■ Dataset section:
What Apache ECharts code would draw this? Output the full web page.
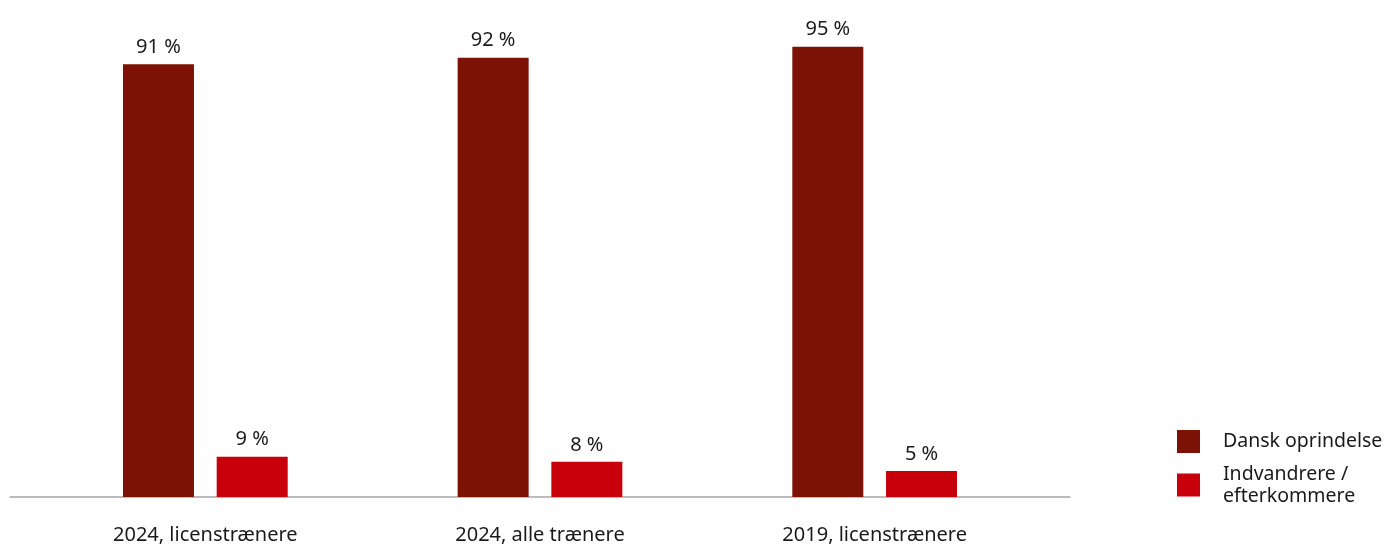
<!DOCTYPE html>
<html>
<head>
<meta charset="utf-8">
<script src="https://cdn.jsdelivr.net/npm/echarts@6/dist/echarts.min.js"></script>
<style>html,body{margin:0;padding:0;background:#fff}#c{width:1384px;height:545px}</style>
</head>
<body>
<div id="c"></div>
<script>
const categories = ['2024, licenstrænere', '2024, alle trænere', '2019, licenstrænere'];
const seriesNames = ['Dansk oprindelse', 'Indvandrere /\nefterkommere'];
const danskValues = [91.1, 92.5, 94.8];
const indvValues = [8.5, 7.4, 5.5];
const danskLabels = ['91 %', '92 %', '95 %'];
const indvLabels = ['9 %', '8 %', '5 %'];

const FONT = 'Noto Sans';
const TXT = '#1a1a1a';
const chart = echarts.init(document.getElementById('c'));
const labelCfg = (arr) => ({
  show: true, position: 'top', distance: 7,
  fontFamily: FONT, fontSize: 20, color: TXT,
  formatter: p => arr[p.dataIndex]
});
chart.setOption({
  animation: false,
  textStyle: { fontFamily: FONT },
  grid: [
    { left: 38, right: 342, top: 22, bottom: 48 },
    { left: 10, right: 314, top: 22, bottom: 48 }
  ],
  xAxis: [
    { type: 'category', gridIndex: 0, data: categories,
      axisLine: { show: false }, axisTick: { show: false },
      axisLabel: { fontFamily: FONT, fontSize: 20, color: TXT, margin: 28 } },
    { type: 'category', gridIndex: 1, data: categories,
      axisLine: { show: true, lineStyle: { color: '#a6a6a6', width: 1.5 } },
      axisTick: { show: false }, axisLabel: { show: false } }
  ],
  yAxis: [
    { type: 'value', gridIndex: 0, min: 0, max: 100, show: false },
    { type: 'value', gridIndex: 1, min: 0, max: 100, show: false }
  ],
  legend: [
    { data: [seriesNames[0]], orient: 'vertical', left: 1177, top: 430, padding: 0,
      itemWidth: 23, itemHeight: 23, icon: 'rect',
      textStyle: { fontFamily: FONT, fontSize: 19.5, color: TXT, padding: [0, 0, 0, 18] } },
    { data: [seriesNames[1]], orient: 'vertical', left: 1177, top: 463, padding: 0,
      itemWidth: 23, itemHeight: 23, icon: 'rect',
      textStyle: { fontFamily: FONT, fontSize: 19.5, color: TXT, lineHeight: 22, padding: [0, 0, 0, 18] } }
  ],
  series: [
    { name: seriesNames[0], type: 'bar', data: danskValues, barWidth: 71, barGap: '32%',
      itemStyle: { color: '#7d1206' }, label: labelCfg(danskLabels) },
    { name: seriesNames[1], type: 'bar', data: indvValues, barWidth: 71, barGap: '32%',
      itemStyle: { color: '#c8000b' }, label: labelCfg(indvLabels) }
  ]
});
</script>
</body>
</html>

■ Prompt:
Please extract exactly the lines of the data, from the first through the line containing "const indvLabels = ['9 %', '8 %', '5 %'];", and add no pictures to the copy.

■ Solution to this problem:
What Apache ECharts code would draw this? Output the full web page.
<!DOCTYPE html>
<html>
<head>
<meta charset="utf-8">
<script src="https://cdn.jsdelivr.net/npm/echarts@6/dist/echarts.min.js"></script>
<style>html,body{margin:0;padding:0;background:#fff}#c{width:1384px;height:545px}</style>
</head>
<body>
<div id="c"></div>
<script>
const categories = ['2024, licenstrænere', '2024, alle trænere', '2019, licenstrænere'];
const seriesNames = ['Dansk oprindelse', 'Indvandrere /\nefterkommere'];
const danskValues = [91.1, 92.5, 94.8];
const indvValues = [8.5, 7.4, 5.5];
const danskLabels = ['91 %', '92 %', '95 %'];
const indvLabels = ['9 %', '8 %', '5 %'];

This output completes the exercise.